Separately, on his blog last week, Mark Cuban reiterated his opposition to buybacks ("The AIG-Lehman-Merrill Link"),
3 Companies facing cash crunch oblivion. A bankruptcy, an desperation sale and pure desperation. What do all 3 companies have in common ? Share buybacks. Billions and Billions and Billions in share buybacks over the last 18 months.
Can anyone say “financial engineering” ? think all 3 companies could have used that cash they spent trying to pump up their stock prices ? All that cash going to people who sold the stocks, huge losses going to those who held the stock. Thats why dividends are far better than share buybacks. At least in this case all shareholders could have gotten something back other than “the bag” remaining shareholders continue to hold.

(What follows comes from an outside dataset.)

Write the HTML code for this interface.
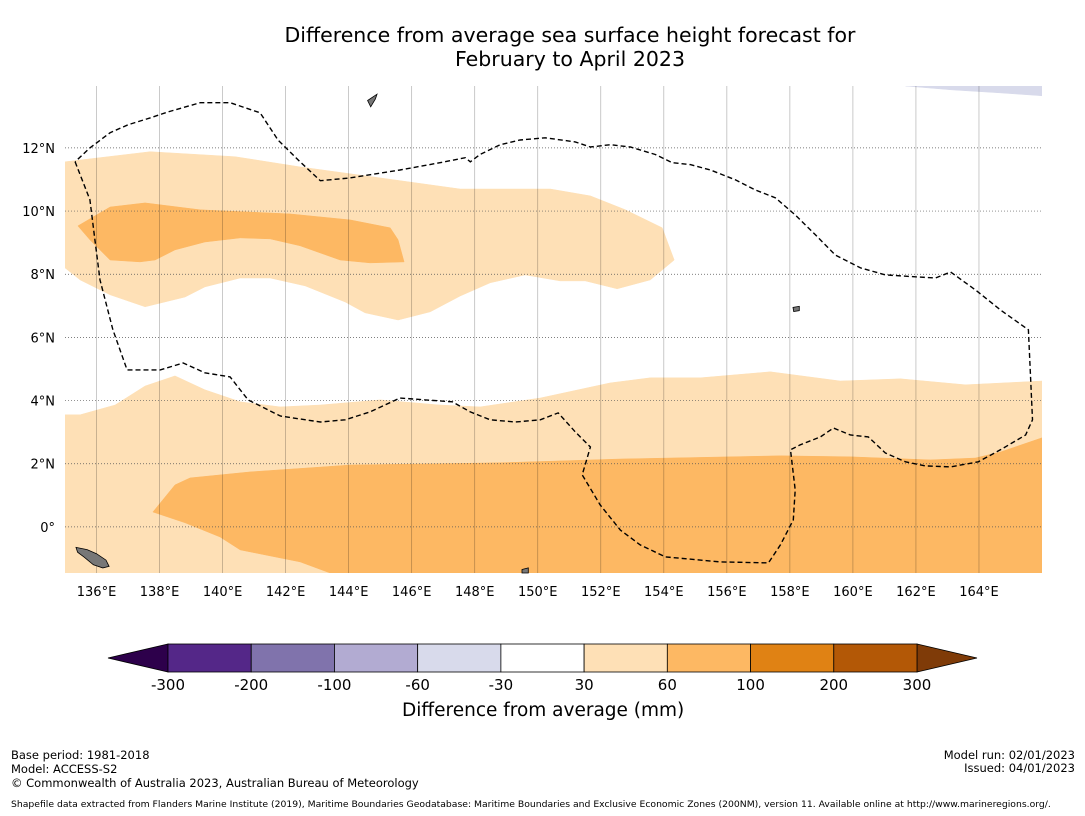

In the cases of AIG, Merrill, and Lehman, I doubt the shareholders would have been much better off if they had received dividends in lieu of buybacks over the last 18 months, and I doubt the money used in the buybacks would have been enough to materially affect the outcomes there. It certainly didn't help though.
I wonder what Cuban would think of USEG's share buybacks. USEG has plenty of cash, so it's not facing a cash crunch; it doesn't have current earnings, so it's not engaging in 'financial engineering' to boost earnings per share; and it's buying back its shares at well below book value.